This previous post went in-depth into the recent SEC Foreign Corrupt Practices Act enforcement action against Kinross Gold Corp.
Set forth below are additional issues to consider.
Just the Second
The 2016 enforcement action against Nordion was believed to be the first ever FCPA enforcement action against a Canadian company (see here and here for prior posts). The Kinross enforcement action is believed to be just the second.
As stated in Kinross’s recent release:
“[The FCPA scrutiny] related to allegations of improper payments made to government officials and certain internal control deficiencies at the Company’s West African mining operations, which Kinross first became aware of in August 2013. The Company immediately commenced an internal investigation into the allegations in accordance with its Whistleblower Policy. In March 2014, the SEC commenced an investigation seeking information and documents relating to these allegations, and in December 2014, the DOJ commenced a similar investigation. On October 2, 2015, the Company publicly disclosed the SEC and DOJ investigations.”
See also this previous post.
Thus from start to finish Kinross’s FCPA scrutiny lasted approximately four years.
I’ve said it once, I’ve said it twice, and I will continue to say it. If the SEC wants the public to have confidence in its FCPA enforcement program, it must resolve instances of FCPA scrutiny much quicker.
Does the FCPA’s internal controls provisions explicitly require issuers, as it relates to indirect subsidiaries, to:
- have policies relevant to low-level employees contracting with vendors and making payments with petty cash; and
- have policies relevant to vendor selection and disbursements of goods and services?

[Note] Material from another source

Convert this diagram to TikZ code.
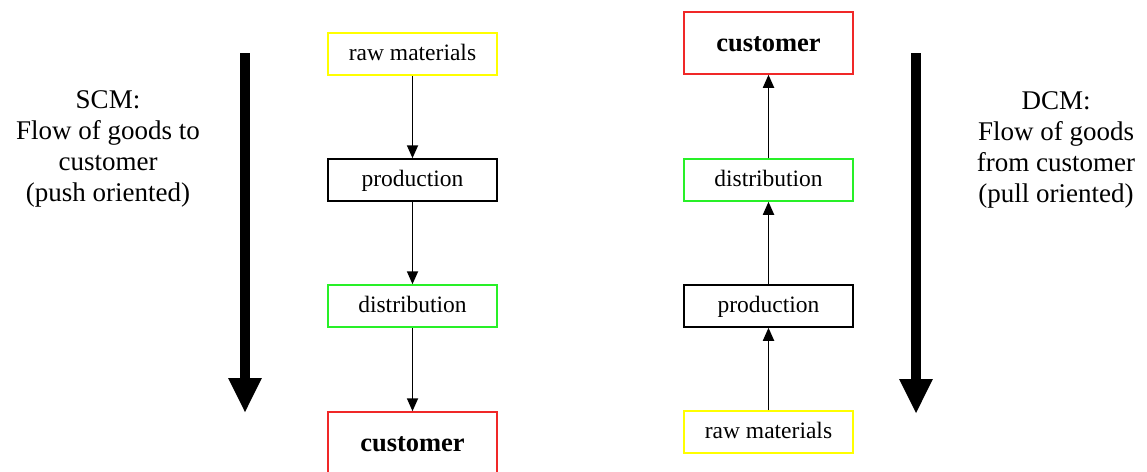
\documentclass[tikz,border=0pt]{standalone}
\usepackage{fontspec}
\setmainfont{Liberation Serif}
\usetikzlibrary{arrows.meta}
\definecolor{boxyellow}{RGB}{255,255,0}
\definecolor{boxgreen}{RGB}{40,240,40}
\definecolor{boxred}{RGB}{240,40,40}
\begin{document}
\begin{tikzpicture}[x=1pt,y=-1pt,
  stage/.style={draw,line width=1.5pt,minimum width=169pt,minimum height=42pt,
    inner sep=0pt,text height=14pt,text depth=2pt,font=\fontsize{23.5}{27}\selectfont},
  endstage/.style={stage,minimum height=62pt,text height=17pt,text depth=1pt,
    font=\fontsize{26.5}{30}\selectfont\bfseries},
  link/.style={line width=1.8pt,-{Triangle[width=11pt,length=13pt]}},
  bigflow/.style={line width=10.5pt,-{Triangle[width=31pt,length=35pt]}},
  caption/.style={align=center,font=\fontsize{27}{31}\selectfont}]
\useasboundingbox (0,0) rectangle (1147,471);

% supply chain: raw materials pushed down to the customer
\node[stage,draw=boxyellow] (sraw)  at (412.5,54)  {raw materials};
\node[stage,draw=black]     (sprod) at (412.5,180) {production};
\node[stage,draw=boxgreen]  (sdist) at (412.5,306) {distribution};
\node[endstage,draw=boxred] (scust) at (412.5,443) {customer};
\draw[link] (sraw)  -- (sprod);
\draw[link] (sprod) -- (sdist);
\draw[link] (sdist) -- (scust);

% demand chain: the customer pulls goods up
\node[endstage,draw=boxred] (dcust) at (768.5,43)  {customer};
\node[stage,draw=boxgreen]  (ddist) at (768.5,180) {distribution};
\node[stage,draw=black]     (dprod) at (768.5,306) {production};
\node[stage,draw=boxyellow] (draw)  at (768.5,432) {raw materials};
\draw[link] (draw)  -- (dprod);
\draw[link] (dprod) -- (ddist);
\draw[link] (ddist) -- (dcust);

% direction arrows
\coordinate (sfrom) at (245,53);
\coordinate (sto)   at (245,413);
\draw[bigflow] (sfrom) -- (sto);
\coordinate (dfrom) at (916,53);
\coordinate (dto)   at (916,414);
\draw[bigflow] (dfrom) -- (dto);

% captions
\node[caption] (scm) at (108,149) {SCM:\\Flow of goods to\\customer\\(push oriented)};
\node[caption] (dcm) at (1056,150) {DCM:\\Flow of goods\\from customer\\(pull oriented)};
\end{tikzpicture}
\end{document}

One can talk about best practices until the cows come home, but the FCPA’s internal controls provisions provide that issuers shall:
“devise and maintain a system of internal accounting controls sufficient to provide reasonable assurances that– (i) transactions are executed in accordance with management’s general or specific authorization; (ii) transactions are recorded as necessary (I) to permit preparation of financial statements in conformity with generally accepted accounting principles or any other criteria applicable to such statements, and (II) to maintain accountability for assets; (iii) access to assets is permitted only in accordance with management’s general or specific authorization; and (iv) the recorded accountability for assets is compared with the existing assets at reasonable intervals and appropriate action is taken with respect to any differences.”
“Reasonable assurances” and “reasonable detail” means such level of detail and degree of assurance as would satisfy prudent officials in the conduct of their own affairs.
So what makes the above alleged deficiencies a violation of the internal controls provisions in the Kinross enforcement action?
Ipse dixit (Latin for He himself said it – an unsupported statement that rests solely on the authority of the individual who makes it) – in other words because the SEC says so. (See here, here, here, here, here, here and here for previous ipse dixit posts).